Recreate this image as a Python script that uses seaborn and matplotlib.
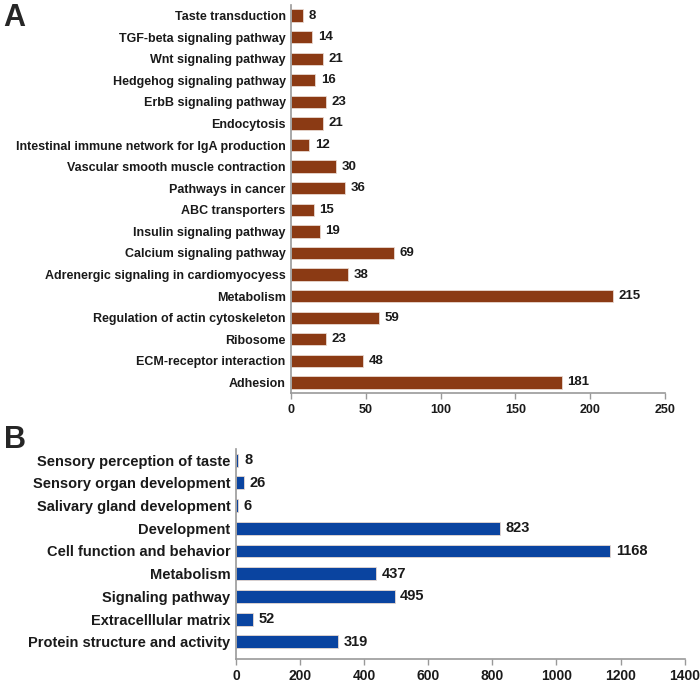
import pandas as pd
import matplotlib
matplotlib.use("Agg")
import matplotlib.pyplot as plt
import seaborn as sns

# Panel A: KEGG pathways
pathways_a = [
    "Taste transduction", "TGF-beta signaling pathway", "Wnt signaling pathway",
    "Hedgehog signaling pathway", "ErbB signaling pathway", "Endocytosis",
    "Intestinal immune network for IgA production", "Vascular smooth muscle contraction",
    "Pathways in cancer", "ABC transporters", "Insulin signaling pathway",
    "Calcium signaling pathway", "Adrenergic signaling in cardiomyocyess", "Metabolism",
    "Regulation of actin cytoskeleton", "Ribosome", "ECM-receptor interaction", "Adhesion",
]
counts_a = [8, 14, 21, 16, 23, 21, 12, 30, 36, 15, 19, 69, 38, 215, 59, 23, 48, 181]
ticks_a = [0, 50, 100, 150, 200, 250]

# Panel B: GO categories
terms_b = [
    "Sensory perception of taste", "Sensory organ development", "Salivary gland development",
    "Development", "Cell function and behavior", "Metabolism", "Signaling pathway",
    "Extracelllular matrix", "Protein structure and activity",
]
counts_b = [8, 26, 6, 823, 1168, 437, 495, 52, 319]
ticks_b = [0, 200, 400, 600, 800, 1000, 1200, 1400]

sns.set_style("ticks")
plt.rcParams['font.family'] = ['Liberation Sans', 'DejaVu Sans']
plt.rcParams['font.weight'] = 'bold'

fig = plt.figure(figsize=(7, 6.85), dpi=100)
ax_a = fig.add_axes([0.416, 0.426, 0.534, 0.567])
ax_b = fig.add_axes([0.337, 0.038, 0.641, 0.307])

df_a = pd.DataFrame({"term": pathways_a, "count": counts_a})
df_b = pd.DataFrame({"term": terms_b, "count": counts_b})


def draw_panel(ax, df, color, ticks, fs, xfs, lab_fs):
    sns.barplot(data=df, x="count", y="term", orient="h", color=color,
                width=0.57, edgecolor="#e8d8d0", linewidth=0.6, ax=ax, saturation=1)
    ax.bar_label(ax.containers[0], padding=4, fontsize=lab_fs, fontweight="bold", color="#1a1a1a")
    ax.set_xlim(ticks[0], ticks[-1])
    ax.set_xticks(ticks)
    ax.set_xlabel("")
    ax.set_ylabel("")
    ax.tick_params(axis="y", length=0, labelsize=fs, colors="#1a1a1a", pad=4)
    ax.tick_params(axis="x", length=4, width=1, color="#999999", labelsize=xfs, labelcolor="#1a1a1a")
    for lbl in ax.get_yticklabels() + ax.get_xticklabels():
        lbl.set_fontweight("bold")
    sns.despine(ax=ax)
    for side in ["left", "bottom"]:
        ax.spines[side].set_color("#999999")
        ax.spines[side].set_linewidth(1.2)


draw_panel(ax_a, df_a, "#8b3a14", ticks_a, 9, 9, 9.5)
draw_panel(ax_b, df_b, "#0a44a0", ticks_b, 10.5, 10, 10.5)
ax_b.set_ylim(8.75, -0.5)

fig.text(0.005, 0.995, "A", fontsize=22, fontweight="bold", va="top", ha="left")
fig.text(0.005, 0.38, "B", fontsize=22, fontweight="bold", va="top", ha="left")

fig.savefig("out.png", dpi=100)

━━━━━━━━

# [Directions]
Go from the first line of the listing to the line holding "import seaborn as sns" and, please, transcribe those lines exactly, both included, with no pictures.

# [Written response]
Recreate this image as a Python script that uses seaborn and matplotlib.
import pandas as pd
import matplotlib
matplotlib.use("Agg")
import matplotlib.pyplot as plt
import seaborn as sns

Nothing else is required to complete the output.